━━━━━ INFORMATION PROVIDED

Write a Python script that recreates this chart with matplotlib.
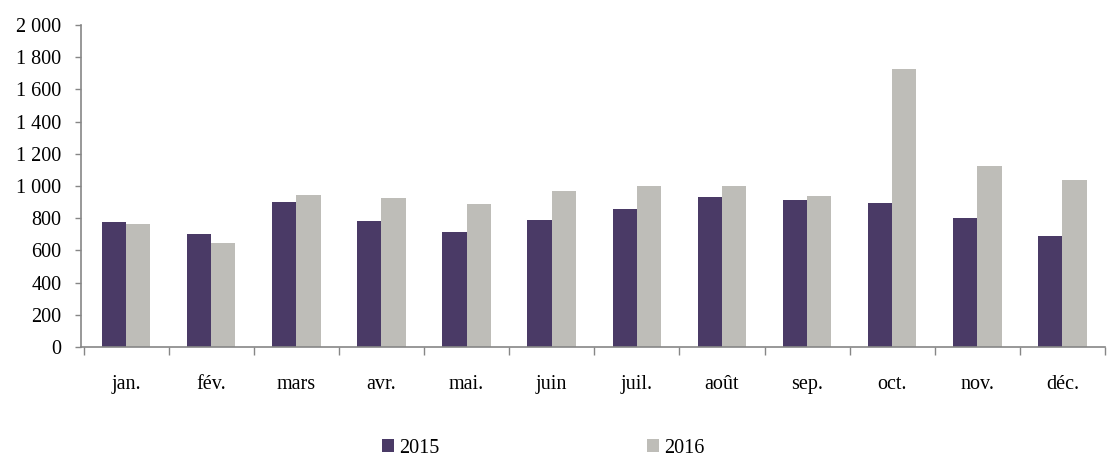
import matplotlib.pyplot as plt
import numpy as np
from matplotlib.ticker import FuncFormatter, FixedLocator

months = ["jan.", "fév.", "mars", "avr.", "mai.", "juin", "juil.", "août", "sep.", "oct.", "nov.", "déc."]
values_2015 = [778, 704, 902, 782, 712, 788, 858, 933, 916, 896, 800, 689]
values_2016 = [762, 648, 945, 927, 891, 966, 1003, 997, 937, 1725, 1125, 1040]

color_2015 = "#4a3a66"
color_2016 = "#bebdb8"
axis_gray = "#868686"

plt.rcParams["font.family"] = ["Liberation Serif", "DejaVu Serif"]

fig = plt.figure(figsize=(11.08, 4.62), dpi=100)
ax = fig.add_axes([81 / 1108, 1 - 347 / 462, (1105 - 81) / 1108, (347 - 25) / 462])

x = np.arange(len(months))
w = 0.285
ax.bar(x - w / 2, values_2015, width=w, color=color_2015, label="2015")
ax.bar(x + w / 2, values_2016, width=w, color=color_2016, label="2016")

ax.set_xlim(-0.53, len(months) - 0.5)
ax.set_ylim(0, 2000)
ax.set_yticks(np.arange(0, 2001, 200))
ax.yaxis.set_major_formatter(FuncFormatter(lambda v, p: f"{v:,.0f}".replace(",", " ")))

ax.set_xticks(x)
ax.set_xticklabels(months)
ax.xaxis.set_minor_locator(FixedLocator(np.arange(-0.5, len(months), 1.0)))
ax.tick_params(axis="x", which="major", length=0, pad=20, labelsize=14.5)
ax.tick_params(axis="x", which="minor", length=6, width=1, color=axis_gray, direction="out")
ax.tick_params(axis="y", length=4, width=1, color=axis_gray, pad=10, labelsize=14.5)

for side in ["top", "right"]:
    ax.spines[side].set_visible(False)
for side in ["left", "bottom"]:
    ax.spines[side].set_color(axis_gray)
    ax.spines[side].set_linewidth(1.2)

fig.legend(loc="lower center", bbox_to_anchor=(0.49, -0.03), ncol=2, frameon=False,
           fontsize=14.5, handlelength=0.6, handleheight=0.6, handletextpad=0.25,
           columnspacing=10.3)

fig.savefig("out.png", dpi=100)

━━━━━━━━━━

Go through the data above and find the lines with the word "matplotlib". Copy each of those lines.

■ EXERCISE RESPONSE:
Write a Python script that recreates this chart with matplotlib.
import matplotlib.pyplot as plt
from matplotlib.ticker import FuncFormatter, FixedLocator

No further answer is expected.